La Sirenita no consiguió más que infiernos por su insano propósito de ser mujer terrestre, la sentencia de convertirse en espuma de mar que pendía sobre ella por no lograr su propósito de llevar a su amor al tálamo nupcial, vino en realidad a convertirse en un alivio a sus tormentos. No terminó comiendo perdices con su príncipe elegido, mas su deseo de poseer una alma inmortal se ha cumplido hasta la fecha. Está viviendo en los que hicimos un seguimiento de su historia posterior, ¡oh, fatal Sirenita! Si hubiese sido un amor platónico se habría ahorrado mutaciones y cuchilladas, en la esfera platónica no se requiere el concurso carnal del ser deseado, basta con una de las partes para montar la fábrica de mieles y temores de un amor imprescriptible.
La Sirenita, más allá de su actualidad, se ha ganado -en mi caso- una especial atención por la mención que hace de ella Thomas Mann, en su obra cumbre, DoKtor Faustus. Si no hubiese sido por la lectura del DoKtor Faustus, nunca me hubiera conmovido con el atroz sufrimiento de la Sirenita, habría permanecido como una fábula más de la niñez. Thomas Mann toma prestada a la Sirenita, de C. Andersen, para que Lucifer se la ofrezca, como parte de su paquete tentador, al talentoso y joven músico Adrián (personaje inspirado en la trágica vida del filósofo de las altitudes aquilinas, el poeta del martillo y la dinamita: F. Nietzsche).

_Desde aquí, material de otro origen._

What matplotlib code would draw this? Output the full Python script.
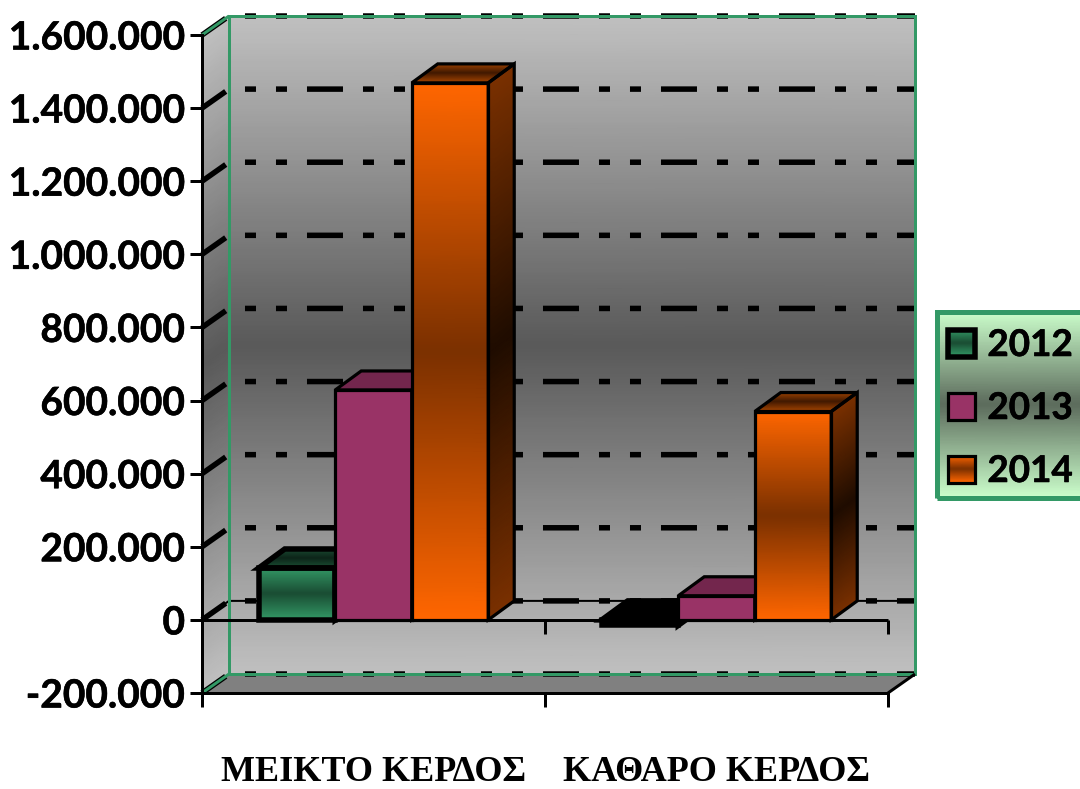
import matplotlib
matplotlib.use("Agg")
import matplotlib.pyplot as plt
import matplotlib.patheffects as pe
import numpy as np
from matplotlib.colors import LinearSegmentedColormap
from matplotlib.patches import Patch, Polygon, Rectangle
from matplotlib.transforms import IdentityTransform

plt.rcParams["lines.scale_dashes"] = False

categories = ["ΜΕΙΚΤΟ ΚΕΡΔΟΣ", "ΚΑΘΑΡΟ ΚΕΡΔΟΣ"]
years = ["2012", "2013", "2014"]
values_2012 = [142000, -15000]
values_2013 = [629000, 66000]
values_2014 = [1469000, 570000]
y_ticks = [-200000, 0, 200000, 400000, 600000, 800000, 1000000, 1200000, 1400000, 1600000]
y_labels = ["-200.000", "0", "200.000", "400.000", "600.000", "800.000",
            "1.000.000", "1.200.000", "1.400.000", "1.600.000"]

W, H = 1080, 789
DX, DY = 27, 19  # depth of the 3d box, px
BAR_W = 0.223
px = 0.72  # px to points at dpi 100
GREEN_EDGE = "#339966"

fig = plt.figure(figsize=(W / 100, H / 100), dpi=100, facecolor="white")
ax = fig.add_axes([202 / W, 1 - 693 / H, 686 / W, 658 / H])
ax.patch.set_visible(False)
ax.set_xlim(0, 2)
ax.set_ylim(-200000, 1600000)
ID = IdentityTransform()


def pt(x, v):
    return ax.transData.transform((x, v))


def gradient_face(tl, tr, bl, br, stops, z, rows=120):
    # tl..br are display corners, stops go from top to bottom of the face
    cmap = LinearSegmentedColormap.from_list("g", stops)
    t = np.linspace(0, 1, rows)
    s = np.array([0.0, 1.0])
    tt, ss = np.meshgrid(t, s, indexing="ij")
    left = np.outer(1 - t, tl) + np.outer(t, bl)
    right = np.outer(1 - t, tr) + np.outer(t, br)
    X = left[:, 0][:, None] * (1 - ss) + right[:, 0][:, None] * ss
    Y = left[:, 1][:, None] * (1 - ss) + right[:, 1][:, None] * ss
    ax.pcolormesh(X, Y, tt, shading="gouraud", cmap=cmap, vmin=0, vmax=1,
                  transform=ID, clip_on=False, zorder=z, antialiased=False)


def outline(points, lw, z, color="black"):
    ax.add_patch(Polygon(points, closed=True, fill=False, edgecolor=color, lw=lw * px,
                         transform=ID, clip_on=False, zorder=z, joinstyle="miter"))


def line(xs, ys, lw, z, color="black", ls="-"):
    ax.plot(xs, ys, color=color, lw=lw * px, ls=ls, transform=ID, clip_on=False, zorder=z,
            solid_capstyle="butt", dash_capstyle="butt")


wall = [(0, "#c0c0c0"), (0.5, "#595959"), (1, "#c0c0c0")]
fl = pt(0, 1600000)
fb = pt(0, -200000)
fr = pt(2, -200000)
frt = pt(2, 1600000)
d = np.array([DX, DY])

# back wall, side wall and floor
gradient_face(fl + d, frt + d, fb + d, fr + d, wall, 1)
gradient_face(fl, fl + d, fb, fb + d, wall, 1)
ax.add_patch(Polygon([fb, fb + d, fr + d, fr], closed=True, facecolor="#808080", edgecolor="none",
                     transform=ID, clip_on=False, zorder=1))

# gridlines, they start on the front edge and run along the back wall
dash = (7 * px, (36 * px, 20 * px, 11 * px, 20 * px, 11 * px, 20 * px))
for v in y_ticks:
    a = pt(0, v)
    b = pt(0, v) + d
    c = pt(2, v) + d
    line([a[0], b[0], c[0]], [a[1], b[1], c[1]], 5.5, 1.5, ls=dash)
zb = pt(0, 0) + d
zc = pt(2, 0) + d
line([zb[0] - DX, zb[0], zc[0]], [zb[1] - DY, zb[1], zc[1]], 2, 1.5)

# green wall frame
bl_, br_, tl_, tr_ = fb + d, fr + d, fl + d, frt + d
outline([bl_, br_, tr_, tl_], 3, 1.8, GREEN_EDGE)
line([fl[0], tl_[0]], [fl[1], tl_[1]], 3, 1.8, GREEN_EDGE)
line([fb[0], bl_[0]], [fb[1], bl_[1]], 3, 1.8, GREEN_EDGE)
line([fr[0], br_[0]], [fr[1], br_[1]], 3, 1.8)

# front zero line and its ticks
z0 = pt(0, 0)
z2 = pt(2, 0)
line([z0[0], z2[0]], [z0[1], z2[1]], 3, 2)
for x in [0, 1, 2]:
    p = pt(x, 0)
    line([p[0], p[0]], [p[1], p[1] - 14], 3, 2)


def bar3d(x0, v, front, top, side, lw, z):
    x1 = x0 + BAR_W
    lo, hi = min(v, 0), max(v, 0)
    a, b = pt(x0, hi), pt(x1, hi)
    c, e = pt(x0, lo), pt(x1, lo)
    dd = np.array([DX - 1, DY])
    if v < 0:
        # the small negative bar closes up to a black block
        black = [(0, "black"), (1, "black")]
        front = top = side = black
    gradient_face(a + dd, b + dd, a, b, top, z)
    gradient_face(b, b + dd, e, e + dd, side, z)
    gradient_face(a, b, c, e, front, z)
    outline([a, a + dd, b + dd, b], lw, z + 0.1)
    outline([b, b + dd, e + dd, e], lw, z + 0.1)
    outline([a, b, e, c], lw, z + 0.1)


def g3(edge, mid):
    return [(0, edge), (0.5, mid), (1, edge)]


styles = [
    (values_2012, g3("#339966", "#1a4d33"), g3("#1a4d33", "#0d261a"), g3("#1a4d33", "#0d261a"), 5.5),
    (values_2013, g3("#993366", "#993366"), g3("#73264d", "#73264d"), g3("#73264d", "#73264d"), 3.2),
    (values_2014, g3("#ff6600", "#7a3000"), g3("#a34400", "#431a00"), g3("#7a3000", "#1f0c00"), 3.2),
]
z = 3
for group in range(len(categories)):
    x_left = group + 0.5 - 1.5 * BAR_W
    for k, (vals, front, top, side, lw) in enumerate(styles):
        bar3d(x_left + k * BAR_W, vals[group], front, top, side, lw, z)
        z += 1

# axes
ax.set_yticks(y_ticks, y_labels)
ax.set_xticks([0.5, 1.5], categories)
ax.set_xticks([0, 1, 2], minor=True)
for s in ["top", "right"]:
    ax.spines[s].set_visible(False)
for s in ["left", "bottom"]:
    ax.spines[s].set_linewidth(3 * px)
ax.tick_params(axis="y", length=12 * px, width=3 * px, pad=3.5)
ax.tick_params(axis="x", which="major", length=0, pad=45.5)
ax.tick_params(axis="x", which="minor", length=14 * px, width=3 * px)
thicker = [pe.withStroke(linewidth=0.4, foreground="black")]
for t in ax.get_yticklabels():
    t.set_fontfamily("Lato")
    t.set_fontweight("bold")
    t.set_fontsize(28)
    t.set_path_effects(thicker)
for t in ax.get_xticklabels():
    t.set_fontfamily("Liberation Serif")
    t.set_fontweight("bold")
    t.set_fontsize(26)

# legend box
bx0, bx1, by0, by1 = 936.5, 1085, H - 497.5, H - 311.5
gradient_face(np.array([bx0, by1]), np.array([bx1, by1]), np.array([bx0, by0]), np.array([bx1, by0]),
              [(0, "#ccffcc"), (0.5, "#5c6b5c"), (1, "#ccffcc")], 20)
ax.add_patch(Rectangle((bx0, by0), bx1 - bx0, by1 - by0, fill=False, edgecolor=GREEN_EDGE, lw=5 * px,
                       transform=ID, clip_on=False, zorder=21))
handles = [Patch(facecolor="none", edgecolor="black", lw=lw * px) for (_, _, _, _, lw) in styles]
leg = ax.legend(handles, years, loc="upper left", bbox_to_anchor=(948 / W, 1 - 329 / H),
                bbox_transform=fig.transFigure, frameon=False, borderpad=0, borderaxespad=0,
                handlelength=0.74, handleheight=0.74, handletextpad=0.33, labelspacing=0.815,
                prop={"family": "Lato", "weight": "bold", "size": 26.5})
leg.set_zorder(25)
for t in leg.get_texts():
    t.set_path_effects(thicker)

fig.canvas.draw()
for h, (_, front, _, _, _) in zip(leg.legend_handles, styles):
    e = h.get_window_extent()
    gradient_face(np.array([e.x0, e.y1]), np.array([e.x1, e.y1]), np.array([e.x0, e.y0]), np.array([e.x1, e.y0]),
                  front, 24, rows=30)

fig.savefig("out.png", dpi=100, facecolor="white")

En la trama del Doktor Faustus, la Sirenita, pasó a conceder sus favores al músico Adrián quien, insensible al dolor de su presa, la usó durante los veinticuatro años que duró el pacto con el Tentador. El músico que se encaramó en las más altas torres sinfónicas, a las que sólo un poseso genial las alcanza, en un acto de contrición pública, al final de la novela, reconoce que si bien le agradaba la Sirenita en su forma natural de pescado, holgaba a plenitud de su cuerpo cuando con sus piernas de mujer se retorcía del dolor en el lecho abrasante. Y lo insólito, Adrián procreó con ella un vástago de abrumadora belleza integral, un querubín, cosa que produjo la temprana desaparición de la criatura porque le inspiraba al frío músico una verdadera veneración, y ese tipo de amor le estaba vedado a un preso de sus demonios.